CANADIAN REAL ESTATE LAWS CHANGING
Canadian Finance Minister Bill Morneau introduced tax changes that are primarily targeting foreign investors in Canada’s real estate to ensure they abide by existing tax regulations. However, Canadian residents are also paying tax on their principal residences. Our tax rules are so complex that many Canadians don’t realize then when they sell a property they don’t have to pay taxes on their principal residence but then don’tpay taxes on the sale of other properties they may own. Many have not paid taxes on every sale of their other residences thinking that every residential sale are tax-free, when they are not. The Principal Residence Exemption (PRE) only applies to a Canadians principal property. This has caused many not to report the sale and have paid no tax, even in situations where tax should have been paid. These false dispositions have gone undetected by Canada Revenue Agency (CRA). That’s changing!
Example : If a person purchased a home in year 2000, Then in 2005, he purchased a cottage, yet in 2011, he sold his principal home for a profit and purchased a new one. Then, in 2016, he sold the cottage for a profit. If he didn’t report the sale of the city home in 2011 because the PRE sheltered his full capital gain from tax. If he reported the sale of his cottage in 2016 because he correctly knew that a cottage can qualify as a principal residence. The problem is that owners believe cottage sales are also tax-free, thanks to the PRE – but isn’t! His city home was his principal residence for each year he owned it. Since he did not file the form that designates a property as your principal residence and fraudulently did not report the sale on his tax return. The CRA thinks he designated his city home as his principal residence for the years he owned it, the result being no tax is owed. While the cottage is not entitled to designate it as his principle residence from the years 2005 to 2011, because he already “used up” those years on his principle home. The result is that part of the capital gain on his cottage is taxable and he is required to file the report that his cottage sale should have paid some tax.
Many Canadians are confused by the rules and have inadvertently escaped tax on the sale of all properties they owned. Under the new rules, the CRA will mandatorily inform that tax is required to be paid on all property sales, other than the principal residence. This new rule requires you to now report every sale of a principal residence on your tax return, whether you owe tax or not. This starts with in 2016. If you sold a home earlier this year, you’ll have to provide basic information (date of purchase, proceeds of disposition and a description of the property and sales amount) when you file your 2016 tax return.
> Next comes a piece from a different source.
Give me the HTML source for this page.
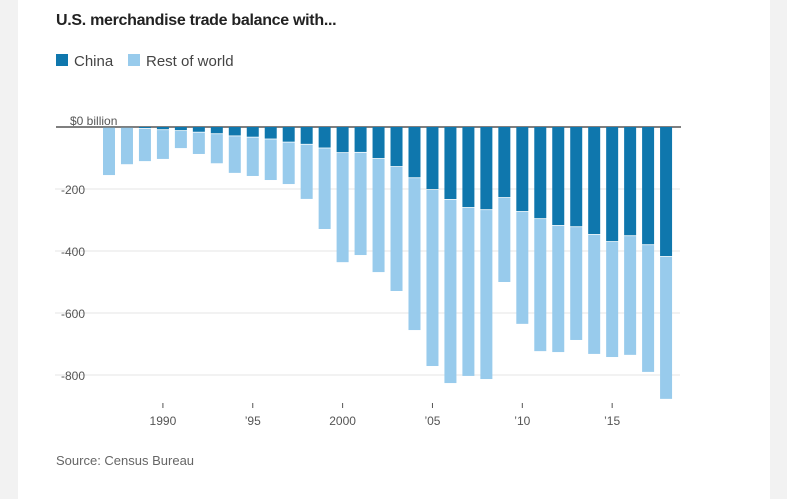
<!DOCTYPE html>
<html><head><meta charset="utf-8"><style>
body{margin:0;width:787px;height:499px;background:#f2f2f2;font-family:"Liberation Sans",sans-serif;overflow:hidden}
#card{position:absolute;left:18px;top:0;width:752px;height:499px;background:#fff}
</style></head><body>
<div id="card"></div>
<svg id="c" width="787" height="499" style="position:absolute;left:0;top:0">
<text x="56" y="25" font-size="16" font-weight="bold" fill="#222" style="letter-spacing:-0.3px">U.S. merchandise trade balance with...</text>
<rect x="56" y="54" width="12" height="12" fill="#0f77ad"/>
<text x="74" y="66" font-size="15" fill="#444">China</text>
<rect x="128" y="54" width="12" height="12" fill="#98cbec"/>
<text x="146" y="66" font-size="15" fill="#444">Rest of world</text>
<g id="grid"></g><g id="bars"></g><g id="xax"></g>
<text x="56" y="465" font-size="13" fill="#666">Source: Census Bureau</text>
</svg>
<script>
const years=[1987,1988,1989,1990,1991,1992,1993,1994,1995,1996,1997,1998,1999,2000,2001,2002,2003,2004,2005,2006,2007,2008,2009,2010,2011,2012,2013,2014,2015,2016,2017,2018];
const china=[-3,-3,-6,-10,-13,-18,-23,-30,-34,-40,-50,-57,-69,-84,-83,-103,-129,-165,-203,-235,-261,-268,-229,-274,-297,-319,-323,-348,-371,-352,-381,-419];
const total=[-155,-120,-110,-103,-68,-87,-117,-148,-158,-171,-184,-232,-329,-436,-413,-468,-529,-655,-771,-826,-803,-813,-500,-635,-723,-726,-687,-732,-742,-735,-790,-877];
const yTicks=[0,-200,-400,-600,-800];
const yTickLabels=["$0 billion","-200","-400","-600","-800"];
const xTicks=[1990,1995,2000,2005,2010,2015];
const xTickLabels=["1990","\u201995","2000","\u201905","\u201910","\u201915"];
const NS="http://www.w3.org/2000/svg";
const y=v=>127-v*0.31;
const x=yr=>109+(yr-1987)*17.97;
function mk(t,a,p){const e=document.createElementNS(NS,t);for(const k in a)e.setAttribute(k,a[k]);document.getElementById(p).appendChild(e);return e;}
yTicks.forEach((v,i)=>{
  if(v!==0){const l=mk('line',{x1:55,x2:680,y1:y(v),y2:y(v),stroke:'#e4e4e4','stroke-width':1},'grid');
  
  }
  const t=mk('text',{x:v===0?70:85,y:y(v)-(v===0?2:-5),'font-size':12,fill:'#555','text-anchor':v===0?'start':'end'},'grid');
  t.textContent=yTickLabels[i];
  
  
});
years.forEach((yr,i)=>{
  const cx=x(yr);
  const r=mk('rect',{x:cx-6,y:y(china[i]),width:12,height:y(total[i])-y(china[i]),fill:'#98cbec'},'bars');
  
  
  const c=mk('rect',{x:cx-6,y:y(0),width:12,height:y(china[i])-y(0)-0.8,fill:'#0f77ad'},'bars');
  
  
});
const z=mk('line',{x1:56,x2:681,y1:y(0),y2:y(0),stroke:'#333','stroke-width':1.2},'grid');


xTicks.forEach((yr,i)=>{
  const tk=mk('line',{x1:x(yr),x2:x(yr),y1:403,y2:408,stroke:'#555'},'xax');
  
  
  const t=mk('text',{x:x(yr),y:425,'font-size':12,fill:'#555','text-anchor':'middle'},'xax');
  t.textContent=xTickLabels[i];
  
  
});
</script>
</body></html>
If you fail to report a sale of a residence in 2016 or later years, you are not entitled to the PRE. If you forget to designate a property as your principal residence in the year of it’s sale, ask the CRA to amend your tax return for that year. The CRA will accept late designations but penalties usually are applied (penalty could be $100 for each complete month the designation is late, or $8,000, whichever is less). The onus is on you to understand our principal residence rules.
Example : When you have not sold your residence, you are deemed to have sold the place in certain situations (if you change all or part of your residence to or from a rental or business operation), which will require you to report this to CRA. You should keep track of all costs of capital improvements that you make to your residence. Keep your receipts and invoices. These will increase the adjusted cost base (ACB) of your property and could save you tax later if it turns out you can’t fully shelter any gains on your property using the PRE.
YOU SHOULD REVIEW THE CANADIAN TAX LAWS TO KNOW HOW TO PAY LESS TAXES!